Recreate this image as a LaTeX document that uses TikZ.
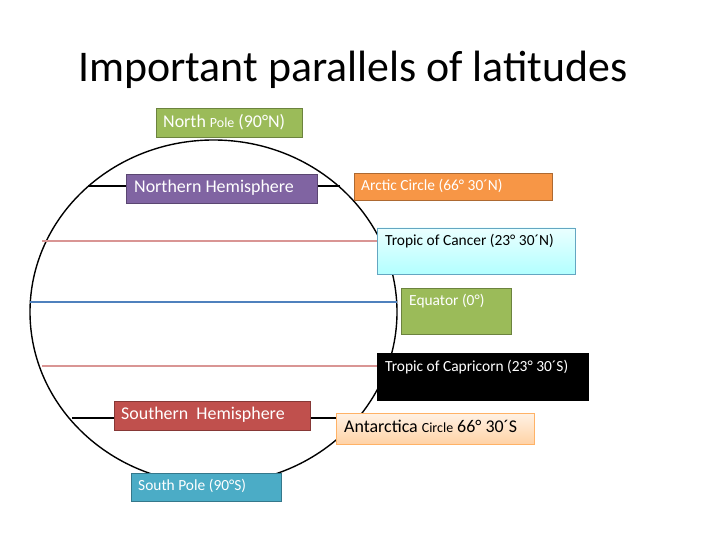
\documentclass[tikz,border=0pt]{standalone}
\usepackage{fontspec}
\setmainfont{Carlito}
\begin{document}
\begin{tikzpicture}[x=1bp,y=-1bp,
  bx/.style={draw=#1!70!black,fill=#1,line width=0.8pt},
  lbl/.style={anchor=north west,inner sep=0pt,text=white}]
\useasboundingbox (0,0) rectangle (720,540);
\definecolor{cgreen}{HTML}{9BBB59}
\definecolor{cpurple}{HTML}{8064A2}
\definecolor{corange}{HTML}{F79646}
\definecolor{cred}{HTML}{C0504D}
\definecolor{cteal}{HTML}{4BACC6}
\definecolor{cblue}{HTML}{4F81BD}
\definecolor{cpink}{HTML}{D99594}
\node (title) at (353,70) {\fontsize{44}{50}\selectfont Important parallels of latitudes};
% globe
\draw[line width=1.4pt] (213.5,312) ellipse [x radius=183.5, y radius=172];
\coordinate (a1) at (88,186); \coordinate (a2) at (340,186);
\coordinate (c1) at (42,241); \coordinate (c2) at (378,241);
\coordinate (e1) at (30,302); \coordinate (e2) at (397,302);
\coordinate (k1) at (42,366); \coordinate (k2) at (378,366);
\coordinate (s1) at (72,418); \coordinate (s2) at (340,418);
\draw[line width=1.8pt] (a1) -- (a2);
\draw[line width=1.8pt] (s1) -- (s2);
\draw[cpink,line width=1.8pt] (c1) -- (c2);
\draw[cpink,line width=1.8pt] (k1) -- (k2);
\draw[cblue,line width=1.4pt] (e1) -- (e2);
% boxes
\draw[bx=cgreen] (156,108) rectangle (302,137);
\node[lbl] (np) at (163,114) {\fontsize{18}{20}\selectfont North {\fontsize{14}{16}\selectfont Pole} (90°N)};
\draw[bx=cpurple] (126,174) rectangle (317,203);
\node[lbl] (nh) at (134,180) {\fontsize{18}{20}\selectfont Northern Hemisphere};
\draw[bx=corange] (354,173) rectangle (552,200);
\node[lbl] (ac) at (361,179) {\fontsize{15.5}{17}\selectfont Arctic Circle (66° 30´N)};
\shade[top color=cyan!8,bottom color=cyan!30] (377,228) rectangle (575,274);
\draw[cyan!50!gray,line width=0.8pt] (377,228) rectangle (575,274);
\node[lbl,text=black] (tc) at (385,234) {\fontsize{15.5}{17}\selectfont Tropic of Cancer (23° 30´N)};
\draw[bx=cgreen] (401,288) rectangle (511,334);
\node[lbl] (eq) at (409,294) {\fontsize{15.5}{17}\selectfont Equator (0°)};
\draw[fill=black] (377,353) rectangle (588,400);
\node[lbl] (tk) at (385,360) {\fontsize{15.5}{17}\selectfont Tropic of Capricorn (23° 30´S)};
\draw[bx=cred] (114,401) rectangle (310,430);
\node[lbl] (sh) at (121,407) {\fontsize{18}{20}\selectfont Southern\ \ Hemisphere};
\shade[top color=orange!10,bottom color=orange!35] (336,413) rectangle (534,444);
\draw[orange!60,line width=0.8pt] (336,413) rectangle (534,444);
\node[lbl,text=black] (an) at (344,420) {\fontsize{18}{20}\selectfont Antarctica {\fontsize{14}{16}\selectfont Circle} 66° 30´S};
\draw[bx=cteal] (131,473) rectangle (281,501);
\node[lbl] (sp) at (138,479) {\fontsize{15.5}{17}\selectfont South Pole (90°S)};
\end{tikzpicture}
\end{document}
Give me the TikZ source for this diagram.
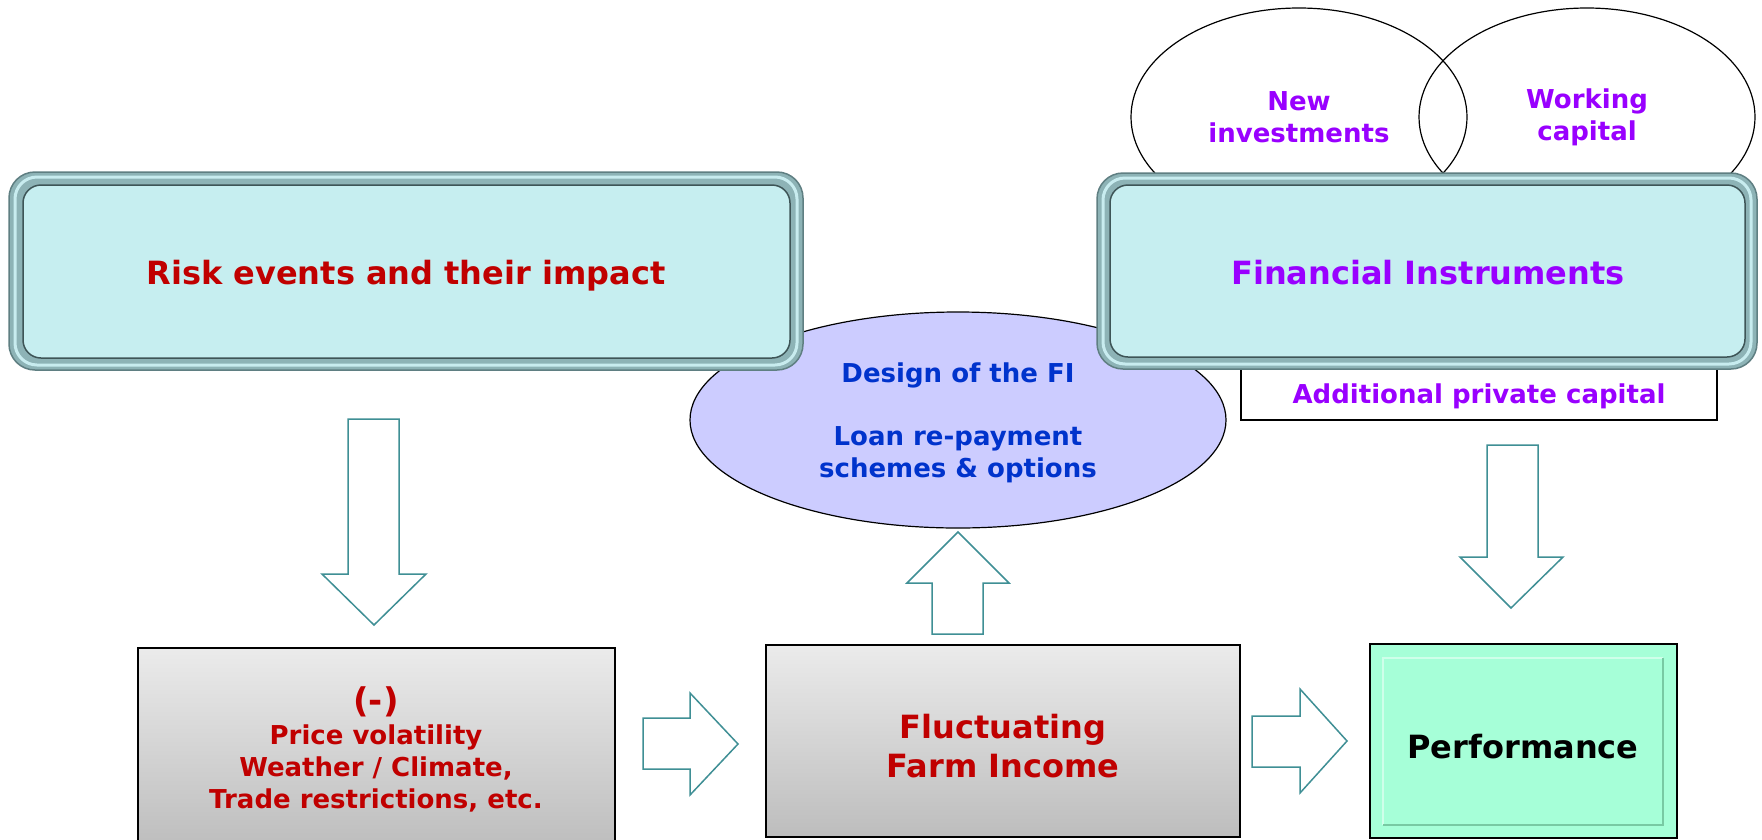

* **Exercise**
Print the full listing exactly, dropping the pictures.

* **In response**
Recreate this image as a LaTeX document that uses TikZ.
\documentclass[tikz,border=0pt]{standalone}
\usepackage{fontspec}
\setmainfont{Carlito}
\begin{document}
\begin{tikzpicture}[x=1bp,y=-1bp,
  bx/.style={draw=#1!70!black,fill=#1,line width=0.8pt},
  lbl/.style={anchor=north west,inner sep=0pt,text=white}]
\useasboundingbox (0,0) rectangle (720,540);
\definecolor{cgreen}{HTML}{9BBB59}
\definecolor{cpurple}{HTML}{8064A2}
\definecolor{corange}{HTML}{F79646}
\definecolor{cred}{HTML}{C0504D}
\definecolor{cteal}{HTML}{4BACC6}
\definecolor{cblue}{HTML}{4F81BD}
\definecolor{cpink}{HTML}{D99594}
\node (title) at (353,70) {\fontsize{44}{50}\selectfont Important parallels of latitudes};
% globe
\draw[line width=1.4pt] (213.5,312) ellipse [x radius=183.5, y radius=172];
\coordinate (a1) at (88,186); \coordinate (a2) at (340,186);
\coordinate (c1) at (42,241); \coordinate (c2) at (378,241);
\coordinate (e1) at (30,302); \coordinate (e2) at (397,302);
\coordinate (k1) at (42,366); \coordinate (k2) at (378,366);
\coordinate (s1) at (72,418); \coordinate (s2) at (340,418);
\draw[line width=1.8pt] (a1) -- (a2);
\draw[line width=1.8pt] (s1) -- (s2);
\draw[cpink,line width=1.8pt] (c1) -- (c2);
\draw[cpink,line width=1.8pt] (k1) -- (k2);
\draw[cblue,line width=1.4pt] (e1) -- (e2);
% boxes
\draw[bx=cgreen] (156,108) rectangle (302,137);
\node[lbl] (np) at (163,114) {\fontsize{18}{20}\selectfont North {\fontsize{14}{16}\selectfont Pole} (90°N)};
\draw[bx=cpurple] (126,174) rectangle (317,203);
\node[lbl] (nh) at (134,180) {\fontsize{18}{20}\selectfont Northern Hemisphere};
\draw[bx=corange] (354,173) rectangle (552,200);
\node[lbl] (ac) at (361,179) {\fontsize{15.5}{17}\selectfont Arctic Circle (66° 30´N)};
\shade[top color=cyan!8,bottom color=cyan!30] (377,228) rectangle (575,274);
\draw[cyan!50!gray,line width=0.8pt] (377,228) rectangle (575,274);
\node[lbl,text=black] (tc) at (385,234) {\fontsize{15.5}{17}\selectfont Tropic of Cancer (23° 30´N)};
\draw[bx=cgreen] (401,288) rectangle (511,334);
\node[lbl] (eq) at (409,294) {\fontsize{15.5}{17}\selectfont Equator (0°)};
\draw[fill=black] (377,353) rectangle (588,400);
\node[lbl] (tk) at (385,360) {\fontsize{15.5}{17}\selectfont Tropic of Capricorn (23° 30´S)};
\draw[bx=cred] (114,401) rectangle (310,430);
\node[lbl] (sh) at (121,407) {\fontsize{18}{20}\selectfont Southern\ \ Hemisphere};
\shade[top color=orange!10,bottom color=orange!35] (336,413) rectangle (534,444);
\draw[orange!60,line width=0.8pt] (336,413) rectangle (534,444);
\node[lbl,text=black] (an) at (344,420) {\fontsize{18}{20}\selectfont Antarctica {\fontsize{14}{16}\selectfont Circle} 66° 30´S};
\draw[bx=cteal] (131,473) rectangle (281,501);
\node[lbl] (sp) at (138,479) {\fontsize{15.5}{17}\selectfont South Pole (90°S)};
\end{tikzpicture}
\end{document}
Give me the TikZ source for this diagram.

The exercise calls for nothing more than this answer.